Tuesday, 19 June 2007

Sunn @ Southbank Centre, London, 18th June 2007

We saw Sunn in concert again yesterday, at a venue right on the waterfront of the River Thames no less, about 400 yards from the London Eye ferris wheel and in view of Big Ben and the Houses Of Parliament. The venue they played at was the Southbank Centre which is located in on the Thames riverside between Golden Jubilee and Waterloo Bridges, in Central London. The venue has lots of concert halls inside it, the gig was held in somewhere called The Queen Elizabeth Hall - very posh sounding - it usually gets used for chamber orchestra recitals, I don't know if it's ever been used for anything like Sunn before (or if it will again).

This was part of an event called "Jarvis Cocker's Meltdown". Jarvis Cocker, in case you aren't sure, is a musician from Sheffield who used to be in an indie band called Pulp. My sister liked Pulp, never really my thing though. Cocker's best moment was when he ran on stage at the Brit Awards show and disrupted Michael Jackson on a stage full of young children. For that one stunt, Jarvis Cocker is forever infamous and awesome. Oh lets not forget that he wrote some good tunes too, I guess.

The Sunn show was great, different than the previous Sunn gigs that I've been to (5 now) but it reminded me of the time I saw them in a venue over in Dublin that's called The Crawdaddy. I say that mainly because we were seated for the performance in Dublin and we were again here in London. The mood of the gig was similar to Dublin as well, not the same, but similar. I don't think Sunn ever play the same set twice. By the nature of their music I don't think it's possible to.

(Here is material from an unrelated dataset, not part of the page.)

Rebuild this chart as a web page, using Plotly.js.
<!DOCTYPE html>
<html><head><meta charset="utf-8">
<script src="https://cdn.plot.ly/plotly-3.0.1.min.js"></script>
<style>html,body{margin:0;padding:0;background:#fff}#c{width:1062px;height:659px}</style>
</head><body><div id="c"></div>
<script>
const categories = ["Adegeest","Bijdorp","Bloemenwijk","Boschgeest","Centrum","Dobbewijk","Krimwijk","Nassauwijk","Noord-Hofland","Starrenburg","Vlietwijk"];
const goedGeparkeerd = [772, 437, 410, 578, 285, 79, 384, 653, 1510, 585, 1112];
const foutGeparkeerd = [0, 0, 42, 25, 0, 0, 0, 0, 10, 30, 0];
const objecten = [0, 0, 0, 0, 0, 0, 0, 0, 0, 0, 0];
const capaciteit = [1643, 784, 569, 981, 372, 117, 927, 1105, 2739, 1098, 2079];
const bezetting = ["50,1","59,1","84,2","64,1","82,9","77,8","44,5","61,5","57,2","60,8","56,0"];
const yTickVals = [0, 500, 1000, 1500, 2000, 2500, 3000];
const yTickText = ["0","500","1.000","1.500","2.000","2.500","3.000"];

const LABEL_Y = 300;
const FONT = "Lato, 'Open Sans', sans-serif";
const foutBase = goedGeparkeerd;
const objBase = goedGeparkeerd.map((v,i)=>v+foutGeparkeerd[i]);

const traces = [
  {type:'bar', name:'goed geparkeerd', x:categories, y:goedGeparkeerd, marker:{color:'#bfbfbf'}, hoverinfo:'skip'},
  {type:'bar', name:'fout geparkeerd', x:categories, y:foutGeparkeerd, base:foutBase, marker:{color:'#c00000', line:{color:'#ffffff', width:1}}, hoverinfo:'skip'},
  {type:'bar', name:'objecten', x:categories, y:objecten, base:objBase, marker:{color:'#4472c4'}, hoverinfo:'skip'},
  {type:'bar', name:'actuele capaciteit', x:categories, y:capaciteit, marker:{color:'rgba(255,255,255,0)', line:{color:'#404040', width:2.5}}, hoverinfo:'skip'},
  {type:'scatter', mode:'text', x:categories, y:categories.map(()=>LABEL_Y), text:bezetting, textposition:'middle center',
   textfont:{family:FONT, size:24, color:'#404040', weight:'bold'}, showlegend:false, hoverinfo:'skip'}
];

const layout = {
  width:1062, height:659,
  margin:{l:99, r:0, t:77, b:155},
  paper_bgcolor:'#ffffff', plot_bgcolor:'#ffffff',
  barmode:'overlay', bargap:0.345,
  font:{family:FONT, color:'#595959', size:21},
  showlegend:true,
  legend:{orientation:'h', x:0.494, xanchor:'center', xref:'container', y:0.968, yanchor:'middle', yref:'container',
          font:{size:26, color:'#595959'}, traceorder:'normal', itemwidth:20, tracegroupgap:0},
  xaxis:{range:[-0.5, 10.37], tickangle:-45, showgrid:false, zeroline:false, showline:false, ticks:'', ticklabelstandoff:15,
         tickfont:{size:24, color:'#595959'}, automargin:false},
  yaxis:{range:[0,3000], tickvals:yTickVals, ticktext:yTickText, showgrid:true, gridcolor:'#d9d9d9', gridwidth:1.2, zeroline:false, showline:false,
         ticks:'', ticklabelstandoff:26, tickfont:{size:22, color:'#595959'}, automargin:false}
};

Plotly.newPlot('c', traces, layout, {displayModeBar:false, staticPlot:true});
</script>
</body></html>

Every time this band performs it seems to have a different amount of players on stage. The core of the band is just 2 guys - Greg Anderson and Stephen O'Malley. Then they will usually add a vocalist, this time it was Attila Csihar (a Hungarian bloke who we met for the first time earlier this year in Norway and in Holland, the second time we met him he was much more relaxed and spent half an hour talking with us after their gig). When they played in Liverpool last year they had a different guy (Wrest) doing vocals. Sometimes a keyboard player will join them on stage - other times they employ synthesizers instead of keyboards. During this gig they used both. In other shows they've used a third guitarist, they even had a trombone when they played in Norway. In Dublin they had 7 guys in the band. Really, it's seems that they never quite have the same line up for any two tours in succession.

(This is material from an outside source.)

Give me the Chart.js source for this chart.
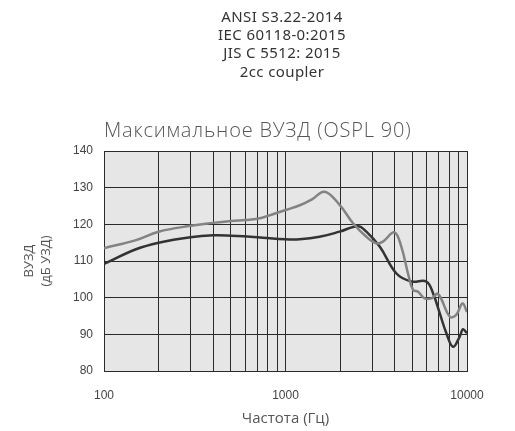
<!DOCTYPE html>
<html>
<head>
<meta charset="utf-8">
<script src="https://cdn.jsdelivr.net/npm/chart.js@4.4.1/dist/chart.umd.min.js"></script>
<style>
  html, body { margin: 0; padding: 0; background: #fff; }
  #wrap { width: 515px; height: 431px; position: relative; }
</style>
</head>
<body>
<div id="wrap"><canvas id="osplChart" width="515" height="431"></canvas></div>
<script>
const headerLines = ["ANSI S3.22-2014", "IEC 60118-0:2015", "JIS C 5512: 2015", "2cc coupler"];
const plotTitle = "Максимальное ВУЗД (OSPL 90)";

// серая кривая
const grayFreq = [100, 150, 200, 300, 400, 500, 600, 700, 800, 1000, 1200, 1400, 1644, 1987, 2355, 2790, 3160, 3440, 3980, 4345, 4730, 5044, 5375, 5845, 6365, 6925, 8040, 8720, 9440, 10000];
const grayVals = [113.5, 115.7, 118, 119.6, 120.4, 120.9, 121.2, 121.5, 122.3, 123.9, 125.2, 126.8, 128.9, 125.3, 120.3, 116.6, 114.8, 115.3, 117.8, 113.9, 106.6, 102.1, 101.6, 99.8, 99.8, 101, 94.8, 95.3, 98.4, 96.1];

// чёрная кривая
const blackFreq = [100, 150, 200, 300, 400, 500, 700, 1000, 1197, 1540, 1987, 2510, 2790, 3310, 4085, 4940, 5970, 6500, 7080, 7700, 8370, 9120, 9500, 10000];
const blackVals = [109.2, 113.2, 115, 116.5, 117, 116.9, 116.5, 115.9, 115.9, 116.6, 118, 119.5, 118, 113.9, 106.6, 104.4, 104.4, 101.2, 95.7, 90.3, 86.6, 89.4, 91.4, 90.3];

const xGridValues = [100, 200, 300, 400, 500, 600, 700, 800, 900, 1000, 2000, 3000, 4000, 5000, 6000, 7000, 8000, 9000, 10000];
const xLabels = [100, 1000, 10000];

const plotBg = {
  id: "plotBg",
  beforeDraw(chart) {
    const { ctx, chartArea: a } = chart;
    ctx.save();
    ctx.fillStyle = "#e6e6e7";
    ctx.fillRect(a.left, a.top, a.right - a.left, a.bottom - a.top);
    ctx.restore();
  },
  afterDraw(chart) {
    const { ctx, chartArea: a } = chart;
    ctx.save();
    ctx.fillStyle = "#333";
    ctx.textAlign = "center";
    ctx.textBaseline = "alphabetic";
    ctx.font = "15px 'Noto Sans'";
    ctx.letterSpacing = "0.4px";
    headerLines.forEach((t, i) => ctx.fillText(t, 282, 21.5 + i * 18.4));
    ctx.fillStyle = "#555";
    ctx.textAlign = "left";
    ctx.font = "300 20px 'Open Sans'";
    ctx.letterSpacing = "0.8px";
    ctx.fillText(plotTitle, a.left, 137);
    ctx.restore();
  }
};

const ctx = document.getElementById("osplChart").getContext("2d");
const osplChart = new Chart(ctx, {
  type: "line",
  data: {
    datasets: [
      {
        label: "gray",
        data: grayFreq.map((f, i) => ({ x: f, y: grayVals[i] })),
        borderColor: "#838383",
        borderWidth: 2.5,
        pointRadius: 0,
        tension: 0.4,
      },
      {
        label: "black",
        data: blackFreq.map((f, i) => ({ x: f, y: blackVals[i] })),
        borderColor: "#333",
        borderWidth: 2.5,
        pointRadius: 0,
        tension: 0.4,
      },
    ],
  },
  options: {
    responsive: false,
    animation: false,
    layout: { padding: { top: 151, right: 48, left: 0, bottom: 0 } },
    scales: {
      x: {
        type: "logarithmic",
        min: 100,
        max: 10000,
        afterBuildTicks: (scale) => {
          scale.ticks = xGridValues.map((v) => ({ value: v }));
        },
        afterFit: (scale) => { scale.height = 60; },
        grid: { color: "#2a2a2a", lineWidth: 1, drawTicks: false },
        border: { color: "#2a2a2a" },
        ticks: {
          autoSkip: false,
          maxRotation: 0,
          padding: 17,
          color: "#444",
          font: { family: "'Liberation Sans'", size: 12 },
          callback: (v) => (xLabels.includes(v) ? String(v) : ""),
        },
        title: {
          display: true,
          text: "Частота (Гц)",
          color: "#555",
          font: { family: "'Open Sans'", size: 15 },
          padding: { top: 0, bottom: 3 },
        },
      },
      y: {
        min: 80,
        max: 140,
        afterFit: (scale) => { scale.width = 104; },
        grid: { color: "#2a2a2a", lineWidth: 1, drawTicks: false },
        border: { color: "#2a2a2a" },
        ticks: {
          stepSize: 10,
          padding: 11,
          color: "#444",
          font: { family: "'Liberation Sans'", size: 12 },
        },
        title: {
          display: true,
          text: ["ВУЗД", "(дБ УЗД)"],
          color: "#555",
          font: { family: "'Open Sans'", size: 13, lineHeight: 1.3 },
          padding: { top: 21, bottom: 0 },
        },
      },
    },
    plugins: {
      legend: { display: false },
      tooltip: { enabled: false },
    },
  },
  plugins: [plotBg],
});
</script>
</body>
</html>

Fot this show in London they performed as a 5-piece; I think it was 3 guitars, 1 keyboard and Attila's vocals. Attila's performance this time round was very striking, sometimes chanting like a Gregorian monk, other time using his mouth and throat to make sinister sounding breathing, grunting and even squeaking noises. During the initial vocals all of the lights in the concert hall were off apart from two green spotlights shining up onto Attila, who was stood alone at the front of the stage. He was dressed in the now familiar Sunn robes (the band always dress in full-length robes with Cowls covering their faces). The set began with acapella for 5 or 10 minutes, then keyboards joined him, then the droning guitars joined in for the full-on Sunn performance.

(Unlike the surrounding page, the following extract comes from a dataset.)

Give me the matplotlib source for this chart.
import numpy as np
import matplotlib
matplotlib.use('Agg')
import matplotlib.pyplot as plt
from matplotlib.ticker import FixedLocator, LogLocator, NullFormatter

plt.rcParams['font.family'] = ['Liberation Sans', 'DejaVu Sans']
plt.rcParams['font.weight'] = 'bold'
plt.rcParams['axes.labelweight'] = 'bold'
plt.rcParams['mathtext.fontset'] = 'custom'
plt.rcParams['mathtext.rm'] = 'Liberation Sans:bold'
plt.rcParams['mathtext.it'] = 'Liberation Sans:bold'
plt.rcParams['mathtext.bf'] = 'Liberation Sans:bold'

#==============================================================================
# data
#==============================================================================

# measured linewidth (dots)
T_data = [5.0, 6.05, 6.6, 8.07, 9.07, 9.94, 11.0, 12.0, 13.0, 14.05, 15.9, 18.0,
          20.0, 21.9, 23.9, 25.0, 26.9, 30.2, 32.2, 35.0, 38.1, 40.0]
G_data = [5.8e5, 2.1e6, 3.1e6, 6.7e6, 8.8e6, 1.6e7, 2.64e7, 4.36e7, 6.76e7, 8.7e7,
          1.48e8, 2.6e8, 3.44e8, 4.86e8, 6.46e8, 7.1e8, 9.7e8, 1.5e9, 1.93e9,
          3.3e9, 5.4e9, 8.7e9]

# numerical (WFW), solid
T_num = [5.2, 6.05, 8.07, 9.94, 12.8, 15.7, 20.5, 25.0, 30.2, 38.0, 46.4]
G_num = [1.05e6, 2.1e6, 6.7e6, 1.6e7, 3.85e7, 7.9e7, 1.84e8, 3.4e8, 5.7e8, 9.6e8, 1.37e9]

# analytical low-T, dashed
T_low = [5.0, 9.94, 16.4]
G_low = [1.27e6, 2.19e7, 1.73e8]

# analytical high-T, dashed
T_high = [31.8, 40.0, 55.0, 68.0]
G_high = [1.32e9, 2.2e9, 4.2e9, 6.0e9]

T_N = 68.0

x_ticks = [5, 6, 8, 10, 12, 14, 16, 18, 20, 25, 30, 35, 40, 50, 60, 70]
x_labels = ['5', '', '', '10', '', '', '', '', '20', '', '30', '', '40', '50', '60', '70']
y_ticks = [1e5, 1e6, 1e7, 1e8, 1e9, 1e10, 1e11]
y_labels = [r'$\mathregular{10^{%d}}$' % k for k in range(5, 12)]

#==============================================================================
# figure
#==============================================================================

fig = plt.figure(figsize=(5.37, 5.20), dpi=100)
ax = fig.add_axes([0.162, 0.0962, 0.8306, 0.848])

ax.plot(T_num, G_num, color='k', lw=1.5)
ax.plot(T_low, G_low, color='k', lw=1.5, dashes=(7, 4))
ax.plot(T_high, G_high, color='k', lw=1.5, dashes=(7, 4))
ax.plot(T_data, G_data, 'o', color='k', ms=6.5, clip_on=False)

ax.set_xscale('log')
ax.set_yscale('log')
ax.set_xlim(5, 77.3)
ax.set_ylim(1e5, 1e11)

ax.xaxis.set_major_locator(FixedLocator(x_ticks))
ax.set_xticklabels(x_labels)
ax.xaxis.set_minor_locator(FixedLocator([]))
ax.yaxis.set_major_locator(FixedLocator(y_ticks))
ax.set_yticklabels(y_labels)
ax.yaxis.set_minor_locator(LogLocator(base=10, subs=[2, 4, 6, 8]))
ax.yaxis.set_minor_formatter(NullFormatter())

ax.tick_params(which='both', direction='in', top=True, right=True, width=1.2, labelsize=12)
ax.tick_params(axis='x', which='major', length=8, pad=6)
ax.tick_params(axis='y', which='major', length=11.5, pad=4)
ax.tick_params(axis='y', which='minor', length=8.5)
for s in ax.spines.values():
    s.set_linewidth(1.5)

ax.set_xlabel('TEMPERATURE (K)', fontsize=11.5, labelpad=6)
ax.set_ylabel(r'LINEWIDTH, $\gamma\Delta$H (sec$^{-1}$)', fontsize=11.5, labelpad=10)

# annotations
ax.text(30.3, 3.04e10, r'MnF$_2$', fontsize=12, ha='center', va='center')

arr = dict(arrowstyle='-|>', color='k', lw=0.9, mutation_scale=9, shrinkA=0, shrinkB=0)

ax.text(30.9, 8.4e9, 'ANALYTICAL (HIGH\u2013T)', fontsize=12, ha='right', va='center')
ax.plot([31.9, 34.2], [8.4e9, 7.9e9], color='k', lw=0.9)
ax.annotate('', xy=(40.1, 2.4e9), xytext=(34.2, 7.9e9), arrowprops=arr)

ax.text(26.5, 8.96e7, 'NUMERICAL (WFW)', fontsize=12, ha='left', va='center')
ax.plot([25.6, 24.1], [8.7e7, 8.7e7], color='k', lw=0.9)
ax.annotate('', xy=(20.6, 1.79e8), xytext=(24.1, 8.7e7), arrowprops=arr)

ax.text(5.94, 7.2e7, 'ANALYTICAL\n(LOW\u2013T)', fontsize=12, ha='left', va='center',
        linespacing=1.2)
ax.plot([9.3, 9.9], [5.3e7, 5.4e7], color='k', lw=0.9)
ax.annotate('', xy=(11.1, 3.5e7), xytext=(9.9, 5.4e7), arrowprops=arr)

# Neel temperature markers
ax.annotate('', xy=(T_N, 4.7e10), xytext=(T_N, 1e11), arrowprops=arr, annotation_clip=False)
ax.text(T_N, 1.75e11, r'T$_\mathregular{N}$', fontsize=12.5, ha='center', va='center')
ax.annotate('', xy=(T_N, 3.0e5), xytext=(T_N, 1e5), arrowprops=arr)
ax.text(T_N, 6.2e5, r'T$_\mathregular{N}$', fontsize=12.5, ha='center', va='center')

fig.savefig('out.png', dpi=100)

Sunn are not going to appeal to everyone who sees them live, they are loud (very loud), slow (VERY slow) and to an untrained ear there's no apparent rhythm to their songs, there's no drum keeping a beat. Lots of people in the hall got up and left about half an hour into the performance - not their cup of tea. Also I noticed a lot of people sat in my vicinity were falling asleep in their seats during the performance. This might be out of boredom, but I have seen this before at gigs being attended by full-on Sunn listeners and I figure that drone must have some kind of hypnotic effect when played loud enough in a venue with the right kind of acoustics. You can feel the vibrations from the speakers shaking your clothes and, if you are sat down, you can feel your chair rattling underneath you. Sound you can feel - sonic art!

Towards the end of the performance Attila left the stage and came back on dressed in a strange potato sack outfit and blonde wig - he uses this on stage with another band, Burial Chamber Trio. The show ended after about 90 minutes, it finished with more Attila acapella and then all of the lights went out - when they came back on all of the band where lying about on the floor by their equipment, like something from a murder mystery play, as though they were all dead on the stage. A very theatrical end to another unique display from a very unique set of performers.

We never did see Jarvis Cocker though.